SCOTUS is Corrupt!

 “The Supreme Court has lost its honor, prestige, and standing, & has become nothing more than a political body, with our Country paying the price.” – Donald Trump

What a crybaby!

I am no fan of this Supreme Court but in this case, the law is clear. The House Ways and Means Committee has the explicit legal authority to review the tax returns of ANY citizen. Mr. Trump is a citizen. It is not even a close call.

28 thoughts on “SCOTUS is Corrupt!

  1. Didn’t he appoint one third of those on the Court today? Then, by definition HE is just as corrupt. Or incompetent and should never be allowed to serve in any elected position. Except MAYBE, HOA director at Mar-a-Lago.

    Liked by 2 people

    1. They have the power to view the returns FOR LEGISLATIVE PURPOSE, not to look for something to leak to the press.

      Violating any taxpayer’s privacy is a felony.

      They have become accustomed to being able to use leaks without consequence, but that ends Jan 3.


      1. The law (IRC Section 6103f) grants the authority and does not qualify the authority in any way. However, it can be argued that the general principle applies – Congress should only use its investigatory powers for legitimate legislative purposes. (As an aside, what legitimate legislative purpose is served by investigation of Hunter Biden?)

        With respect to Trump’s taxes, the legitimate legislative purpose is easily discerned. He has frequently bragged about paying zero taxes on income streams supposedly in the many millions so examining his returns DOES serve a legislative purpose – identifying and closing egregious loopholes that allow the uber wealthy to avoid paying their share. And since the very Trump-friendly SCOTUS has ruled in favor of the House, it would seem your charge of “felony” is a little bit overblown.

        Liked by 1 person

        1. I have company, no time to look it up for you but it came up before here. It’s in the Act establishing the IRS, Disclosure of taxpayer information other than in prosecution of tax fraud is a felony.


      2. RE: “The law (IRC Section 6103f) grants the authority and does not qualify the authority in any way.”

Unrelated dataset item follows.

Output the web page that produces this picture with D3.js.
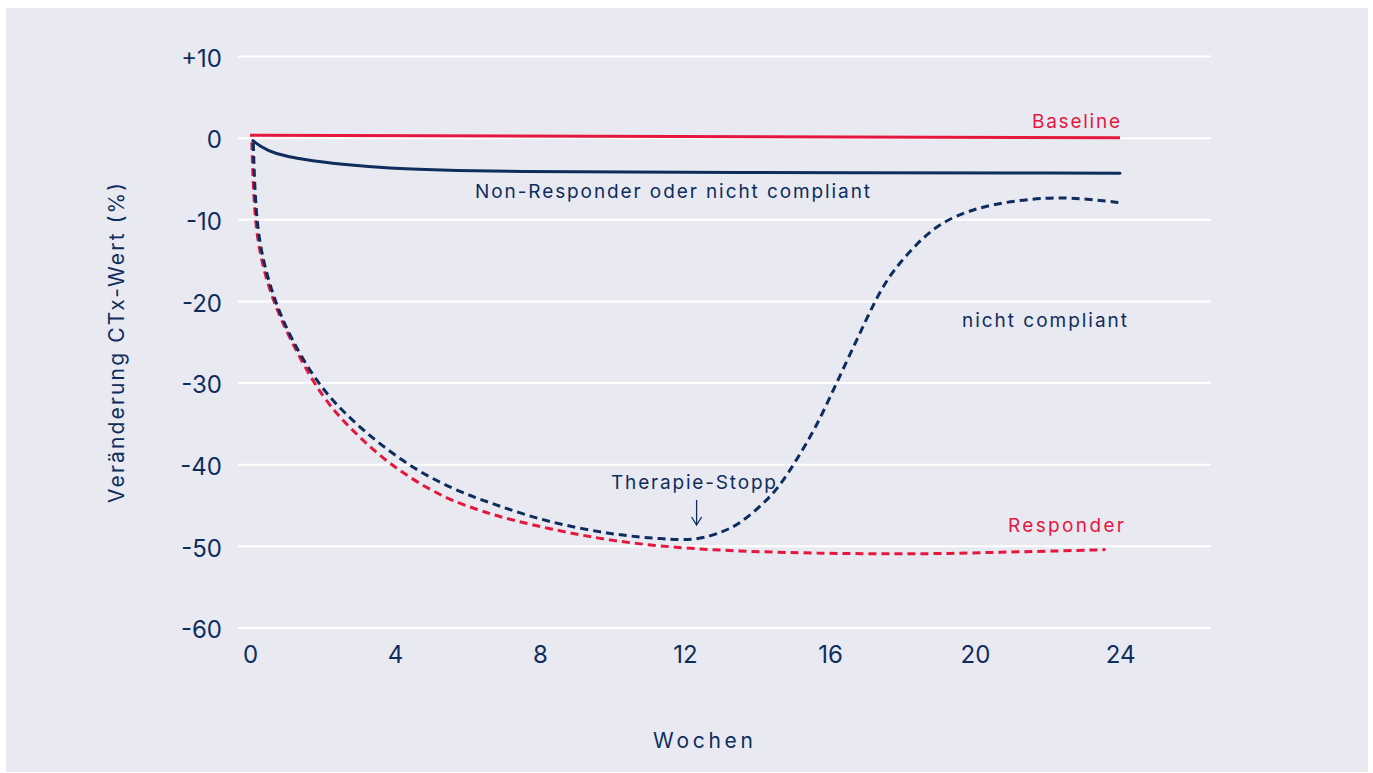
<!DOCTYPE html>
<html>
<head>
<meta charset="utf-8">
<script src="https://cdn.jsdelivr.net/npm/d3@7"></script>
<style>
  html, body { margin: 0; padding: 0; background: #ffffff; }
  svg { display: block; }
  text { font-family: Inter, "Noto Sans", sans-serif; }
</style>
</head>
<body>
<svg id="chart" width="1373" height="773"></svg>
<script>
// ---- data ----
const yTicks = [10, 0, -10, -20, -30, -40, -50, -60];
const yTickLabels = ["+10", "0", "-10", "-20", "-30", "-40", "-50", "-60"];
const xTicks = [0, 4, 8, 12, 16, 20, 24];

const baselineWeeks = [0, 24];
const baselineValues = [0.35, 0.05];

const nonResponderWeeks = [0.08, 0.28, 0.64, 1.56, 2.48, 3.86, 5.24, 6.9, 12.4, 24];
const nonResponderValues = [-0.3, -1.0, -1.9, -2.7, -3.2, -3.7, -3.9, -4.1, -4.2, -4.3];

const responderWeeks = [0.05, 0.12, 0.32, 0.64, 1.1, 1.75, 2.3, 2.76, 3.77, 5.24, 6.34, 6.9, 8.18, 10.02, 11.86, 13.52, 15.17, 16.55, 17.93, 19.31, 20.69, 22.07, 23.6];
const responderValues = [-0.5, -10, -15.3, -20, -24.6, -30, -33.3, -35.5, -39.8, -43.9, -45.6, -46.4, -47.8, -49.4, -50.2, -50.6, -50.8, -50.9, -50.9, -50.9, -50.7, -50.6, -50.4];

const nichtCompliantWeeks = [0.09, 0.16, 0.37, 0.69, 1.1, 1.84, 2.76, 4.23, 5.61, 6.9, 8.18, 10.02, 11.4, 12.32, 13.06, 13.52, 14.16, 14.62, 15.08, 15.63, 16.18, 16.74, 17.2, 17.66, 18.39, 19.13, 20.41, 22.07, 22.98, 24];
const nichtCompliantValues = [-0.6, -10, -15.3, -20, -24.3, -30, -34.5, -39.8, -43.1, -45.1, -47, -48.6, -49.1, -49.3, -48.2, -47.2, -44.8, -42.6, -39.4, -35.3, -30, -24.7, -20.3, -16.6, -12.9, -10, -8, -7.2, -7.4, -7.9];

const labels = {
  baseline: "Baseline",
  nonResponder: "Non-Responder oder nicht compliant",
  nichtCompliant: "nicht compliant",
  responder: "Responder",
  stop: "Therapie-Stopp",
  xTitle: "Wochen",
  yTitle: "Veränderung CTx-Wert (%)"
};

// ---- styles ----
const NAVY = "#0e2d5d";
const RED = "#e5173d";
const BG = "#e9e9f2";

const svg = d3.select("#chart");
svg.append("rect").attr("x", 6).attr("y", 8).attr("width", 1362).attr("height", 764).attr("fill", BG);

const x = d3.scaleLinear().domain([0, 24]).range([250, 1120]);
const y = d3.scaleLinear().domain([-60, 10]).range([628, 56.5]);
const gridX0 = 238, gridX1 = 1211;

// gridlines
svg.append("g").selectAll("line").data(yTicks).join("line")
  .attr("x1", gridX0).attr("x2", gridX1)
  .attr("y1", d => y(d)).attr("y2", d => y(d))
  .attr("stroke", "#ffffff").attr("stroke-width", 2);

// y axis tick labels
const yAxis = d3.axisLeft(y).tickValues(yTicks).tickSize(0).tickPadding(0)
  .tickFormat((d, i) => yTickLabels[i]);
const gy = svg.append("g").attr("transform", "translate(222,2)").call(yAxis);
gy.select(".domain").remove();
gy.selectAll("text").attr("fill", NAVY).style("font-size", "24px").style("font-family", "Inter, sans-serif");

// x axis tick labels
const xAxis = d3.axisBottom(x).tickValues(xTicks).tickSize(0).tickPadding(0).tickFormat(d3.format("d"));
const gx = svg.append("g").attr("transform", "translate(0,646)").call(xAxis);
gx.select(".domain").remove();
gx.selectAll("text").attr("fill", NAVY).style("font-size", "24px").style("font-family", "Inter, sans-serif");

// lines
const lineGen = d3.line().x(d => x(d[0])).y(d => y(d[1])).curve(d3.curveBasis);
const zip = (a, b) => a.map((v, i) => [v, b[i]]);

svg.append("path").datum(zip(baselineWeeks, baselineValues))
  .attr("d", lineGen).attr("fill", "none").attr("stroke", RED).attr("stroke-width", 3);

svg.append("path").datum(zip(responderWeeks, responderValues))
  .attr("d", lineGen).attr("fill", "none").attr("stroke", RED).attr("stroke-width", 3)
  .attr("stroke-dasharray", "8,5");

svg.append("path").datum(zip(nichtCompliantWeeks, nichtCompliantValues))
  .attr("d", lineGen).attr("fill", "none").attr("stroke", NAVY).attr("stroke-width", 3)
  .attr("stroke-dasharray", "8,5");

svg.append("path").datum(zip(nonResponderWeeks, nonResponderValues))
  .attr("d", lineGen).attr("fill", "none").attr("stroke", NAVY).attr("stroke-width", 3)
  .attr("stroke-linecap", "round");

// annotations
function label(txt, xx, yy, color, size, anchor, len) {
  const t = svg.append("text").attr("x", xx).attr("y", yy).attr("fill", color)
    .attr("text-anchor", anchor).style("font-size", size + "px").text(txt);
  if (len) t.attr("textLength", len).attr("lengthAdjust", "spacing");
  return t;
}
label(labels.baseline, x(24), 128, RED, 19, "end", 88);
label(labels.nonResponder, 475, 198, NAVY, 19, "start", 395);
label(labels.nichtCompliant, 962, 327, NAVY, 19, "start", 165);
label(labels.stop, 611, 489, NAVY, 19, "start", 165);
label(labels.responder, 1008, 532, RED, 19, "start", 116);

// arrow for Therapie-Stopp
const ax = x(12.32);
svg.append("line").attr("x1", ax).attr("x2", ax).attr("y1", 500).attr("y2", 524)
  .attr("stroke", NAVY).attr("stroke-width", 1.3);
svg.append("path").attr("d", `M${ax - 5},${517} L${ax},${525} L${ax + 5},${517}`)
  .attr("fill", "none").attr("stroke", NAVY).attr("stroke-width", 1.3);

// axis titles
label(labels.xTitle, 703, 748, NAVY, 21, "middle", 100);
svg.append("text").attr("transform", "translate(124,343) rotate(-90)")
  .attr("text-anchor", "middle").attr("fill", NAVY).style("font-size", "21px")
  .attr("textLength", 320).attr("lengthAdjust", "spacing")
  .text(labels.yTitle);
</script>
</body>
</html>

        Not true. The first sentence of the statute, for example, states: “Returns and return information shall be confidential…”


      3. And you don’t think the firebrands in the GOP won’t leak like a crab pot any tidbits from the investigations they are planning.

        An aside to this conversation is the value of leaks. From either party.

        We have three ways to learn what is going on in government.

        It tells us directly.
        It leaks to the press.
        The press investigates on its own.

        The only one that is probably the least partisan is #3. But even that requires skilled, experienced and well connected reporters that have years of contacts.

        I know, the press is an enemy of the people…unless it is ideologically friendly to the reader. But nothing is perfect and everything is political in a democratic republic. And so long as that is the case, leaks and contacts are all we have to challenge the party line.


        Liked by 1 person

        1. The privacy of tax returns is guaranteed in the tax law. Anyone violating that privacy is encouraging dishonesty in filing on a mass scale.

          They should go to prison, regardless of party.


          1. I was talking about the release of the returns to Congress. If they become public record because of some leak, possibly by a GOP member who is too afraid of TFG to confront him head on, then it happens.

            You once again only put the negative onus on the Democrats, when in fact, both parties have been attributed for leaks.


    1. Thanks. I notice that 26 USC 6103 gives legal authority to Congress to review any tax return, as you say, but not without restrictions. In this case, then, the SCOTUS order must be read as permitting the review, but not the violation of any of those restrictions.

      This is a good example of why our government can only work if officials adhere to an honor code. Using 26 USC 6103 to obtain tax returns may be technically legal, but if the returns are subsequently mishandled then the burden would be on the taxpayer to seek redress. In other words, such mishandling would be dishonorable.


      1. Any leaking of Trump’s personal tax returns would be illegal. That has always been the case. However, Trump’s privacy does not extend to protection against criminal referrals. If there is evidence in the returns of tax fraud, the committee can refer them for prosecution where they might end up legally in the public’s view.

        Liked by 1 person

      2. RE: “If there is evidence in the returns of tax fraud, the committee can refer them for prosecution where they might end up legally in the public’s view.”

        That would be a dishonorable use of Congressional powers, in my view. If Congress suspects tax fraud, it doesn’t need to review the returns itself.


        1. “That would be a dishonorable use of Congressional powers, in my view.”

          Are you sure? Would it be “dishonorable” for Congressional investigators looking into Hunter Biden (for some legislative purpose, ha!) to turn over evidence of a crime for prosecution?

          Liked by 1 person

          1. RE: “So what is the ‘honorable’ legislative purpose of investigating the business affairs of a private citizen?”

            We can address that question when Congress actually launches such an investigation.


  2. Oh that is too funny! The Supreme Court “has become nothing more than a political body.” How could that have happened I wonder?

    And Karma says to Trump: “You ain’t seen nothin’ yet!”